## Exercise task
Output the material exactly, but drop every image it holds.

* Begin Information shown *

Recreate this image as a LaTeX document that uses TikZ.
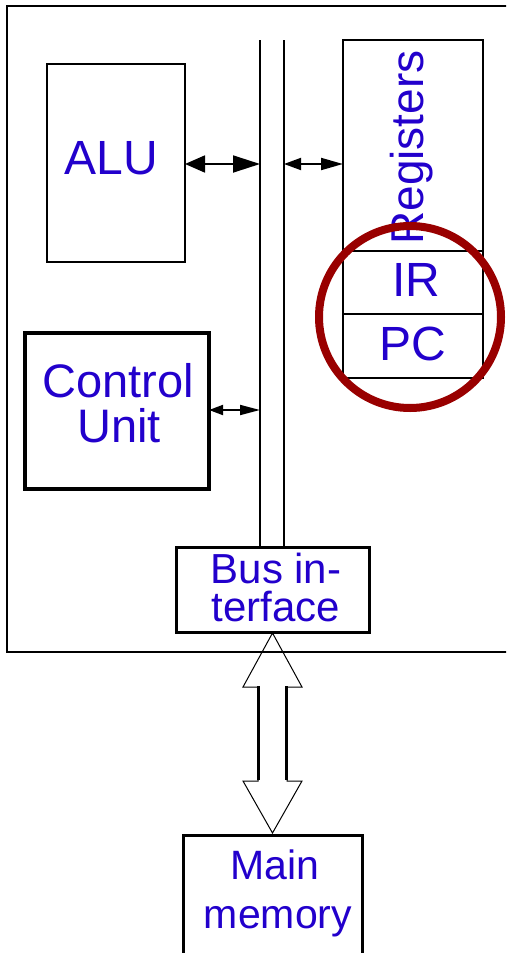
\documentclass[tikz,border=0pt]{standalone}
\usepackage{fontspec}
\setmainfont{Liberation Sans}
\usetikzlibrary{arrows.meta,fit}
\definecolor{txtblue}{RGB}{34,0,204}
\definecolor{circred}{RGB}{153,0,0}
\begin{document}
\begin{tikzpicture}[x=1pt,y=-1pt,
  boxframe/.style={draw, inner sep=0pt, outer sep=0pt},
  lbl/.style={text=txtblue, inner sep=0pt, anchor=base},
  busline/.style={line width=2pt},
  dblarrow/.style={line width=1.8pt}]
\clip (0,0) rectangle (506,953);
\useasboundingbox (0,0) rectangle (506,953);
% outer CPU box
\node[boxframe, line width=2pt, fit={(7,6) (530,652)}] (cpu) {};
% boxes
\node[boxframe, line width=1.5pt, fit={(47,64) (185,262)}] (alu) {};
\node[boxframe, line width=2pt, fit={(343,40) (483,378)}] (reg) {};
\node[boxframe, line width=4pt, fit={(25,333) (209,489)}] (cu) {};
\node[boxframe, line width=3pt, fit={(176,547) (369,632)}] (bi) {};
\node[boxframe, line width=3pt, fit={(183,835) (362,990)}] (mm) {};
% register dividers
\coordinate (d1) at (0,251);
\coordinate (d2) at (0,314);
\draw[line width=1.5pt] (reg.west |- d1) -- (reg.east |- d1);
\draw[line width=1.5pt] (reg.west |- d2) -- (reg.east |- d2);
% bus
\coordinate (bLt) at (260,40);
\coordinate (bRt) at (284,40);
\draw[busline] (bLt) -- (bLt |- bi.north);
\draw[busline] (bRt) -- (bRt |- bi.north);
% small arrows
\coordinate (a1) at (260,164);
\coordinate (a2) at (284,164);
\coordinate (a3) at (260,410);
\draw[dblarrow, {Triangle[length=20pt,width=17pt]}-{Triangle[length=27pt,width=17pt]}] (alu.east |- a1) -- (a1);
\draw[dblarrow, {Triangle[length=17pt,width=12pt]}-{Triangle[length=22pt,width=12pt]}] (a2) -- (reg.west |- a2);
\draw[dblarrow, {Triangle[length=14pt,width=10pt]}-{Triangle[length=20pt,width=10pt]}] (cu.east |- a3) -- (a3);
% big hollow double arrow
\draw[line width=1pt, line join=miter] ([yshift=-1pt]bi.south) -- ++(29.5,54) -- ++(-15,0) -- ++(0,94) -- ++(15,0)
   -- ++(-29.5,52) -- ++(-29.5,-52) -- ++(15,0) -- ++(0,-94) -- ++(-15,0) -- cycle;
\draw[line width=2.5pt] ([shift={(14,54)}]bi.south) -- ++(0,94);
\draw[line width=2.5pt] ([shift={(-14,54)}]bi.south) -- ++(0,94);
% labels
\node[lbl, font=\fontsize{48}{48}\selectfont] (taLU) at (111.5,174) {ALU};
\node[lbl, font=\fontsize{47}{47}\selectfont] (tcu1) at (118,397) {Control};
\node[lbl, font=\fontsize{47}{47}\selectfont] (tcu2) at (119,442) {Unit};
\node[lbl, font=\fontsize{46}{46}\selectfont, rotate=90] (treg) at (423,147.5) {Registers};
\node[lbl, font=\fontsize{48}{48}\selectfont] (tir) at (416.5,296) {IR};
\node[lbl, font=\fontsize{48}{48}\selectfont] (tpc) at (412.5,360) {PC};
\node[lbl, font=\fontsize{42}{42}\selectfont] (tbi1) at (276,583) {Bus in-};
\node[lbl, font=\fontsize{42}{42}\selectfont] (tbi2) at (276,621) {terface};
\node[lbl, font=\fontsize{41}{41}\selectfont] (tmm1) at (274.5,879) {Main};
\node[lbl, font=\fontsize{41}{41}\selectfont] (tmm2) at (278,928) {memory};
% highlight circle
\node[draw=circred, line width=8pt, circle, minimum size=182pt, inner sep=0pt] (circ) at (410,317) {};
\end{tikzpicture}
\end{document}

* End Information shown *

## The result
Recreate this image as a LaTeX document that uses TikZ.
\documentclass[tikz,border=0pt]{standalone}
\usepackage{fontspec}
\setmainfont{Liberation Sans}
\usetikzlibrary{arrows.meta,fit}
\definecolor{txtblue}{RGB}{34,0,204}
\definecolor{circred}{RGB}{153,0,0}
\begin{document}
\begin{tikzpicture}[x=1pt,y=-1pt,
  boxframe/.style={draw, inner sep=0pt, outer sep=0pt},
  lbl/.style={text=txtblue, inner sep=0pt, anchor=base},
  busline/.style={line width=2pt},
  dblarrow/.style={line width=1.8pt}]
\clip (0,0) rectangle (506,953);
\useasboundingbox (0,0) rectangle (506,953);
% outer CPU box
\node[boxframe, line width=2pt, fit={(7,6) (530,652)}] (cpu) {};
% boxes
\node[boxframe, line width=1.5pt, fit={(47,64) (185,262)}] (alu) {};
\node[boxframe, line width=2pt, fit={(343,40) (483,378)}] (reg) {};
\node[boxframe, line width=4pt, fit={(25,333) (209,489)}] (cu) {};
\node[boxframe, line width=3pt, fit={(176,547) (369,632)}] (bi) {};
\node[boxframe, line width=3pt, fit={(183,835) (362,990)}] (mm) {};
% register dividers
\coordinate (d1) at (0,251);
\coordinate (d2) at (0,314);
\draw[line width=1.5pt] (reg.west |- d1) -- (reg.east |- d1);
\draw[line width=1.5pt] (reg.west |- d2) -- (reg.east |- d2);
% bus
\coordinate (bLt) at (260,40);
\coordinate (bRt) at (284,40);
\draw[busline] (bLt) -- (bLt |- bi.north);
\draw[busline] (bRt) -- (bRt |- bi.north);
% small arrows
\coordinate (a1) at (260,164);
\coordinate (a2) at (284,164);
\coordinate (a3) at (260,410);
\draw[dblarrow, {Triangle[length=20pt,width=17pt]}-{Triangle[length=27pt,width=17pt]}] (alu.east |- a1) -- (a1);
\draw[dblarrow, {Triangle[length=17pt,width=12pt]}-{Triangle[length=22pt,width=12pt]}] (a2) -- (reg.west |- a2);
\draw[dblarrow, {Triangle[length=14pt,width=10pt]}-{Triangle[length=20pt,width=10pt]}] (cu.east |- a3) -- (a3);
% big hollow double arrow
\draw[line width=1pt, line join=miter] ([yshift=-1pt]bi.south) -- ++(29.5,54) -- ++(-15,0) -- ++(0,94) -- ++(15,0)
   -- ++(-29.5,52) -- ++(-29.5,-52) -- ++(15,0) -- ++(0,-94) -- ++(-15,0) -- cycle;
\draw[line width=2.5pt] ([shift={(14,54)}]bi.south) -- ++(0,94);
\draw[line width=2.5pt] ([shift={(-14,54)}]bi.south) -- ++(0,94);
% labels
\node[lbl, font=\fontsize{48}{48}\selectfont] (taLU) at (111.5,174) {ALU};
\node[lbl, font=\fontsize{47}{47}\selectfont] (tcu1) at (118,397) {Control};
\node[lbl, font=\fontsize{47}{47}\selectfont] (tcu2) at (119,442) {Unit};
\node[lbl, font=\fontsize{46}{46}\selectfont, rotate=90] (treg) at (423,147.5) {Registers};
\node[lbl, font=\fontsize{48}{48}\selectfont] (tir) at (416.5,296) {IR};
\node[lbl, font=\fontsize{48}{48}\selectfont] (tpc) at (412.5,360) {PC};
\node[lbl, font=\fontsize{42}{42}\selectfont] (tbi1) at (276,583) {Bus in-};
\node[lbl, font=\fontsize{42}{42}\selectfont] (tbi2) at (276,621) {terface};
\node[lbl, font=\fontsize{41}{41}\selectfont] (tmm1) at (274.5,879) {Main};
\node[lbl, font=\fontsize{41}{41}\selectfont] (tmm2) at (278,928) {memory};
% highlight circle
\node[draw=circred, line width=8pt, circle, minimum size=182pt, inner sep=0pt] (circ) at (410,317) {};
\end{tikzpicture}
\end{document}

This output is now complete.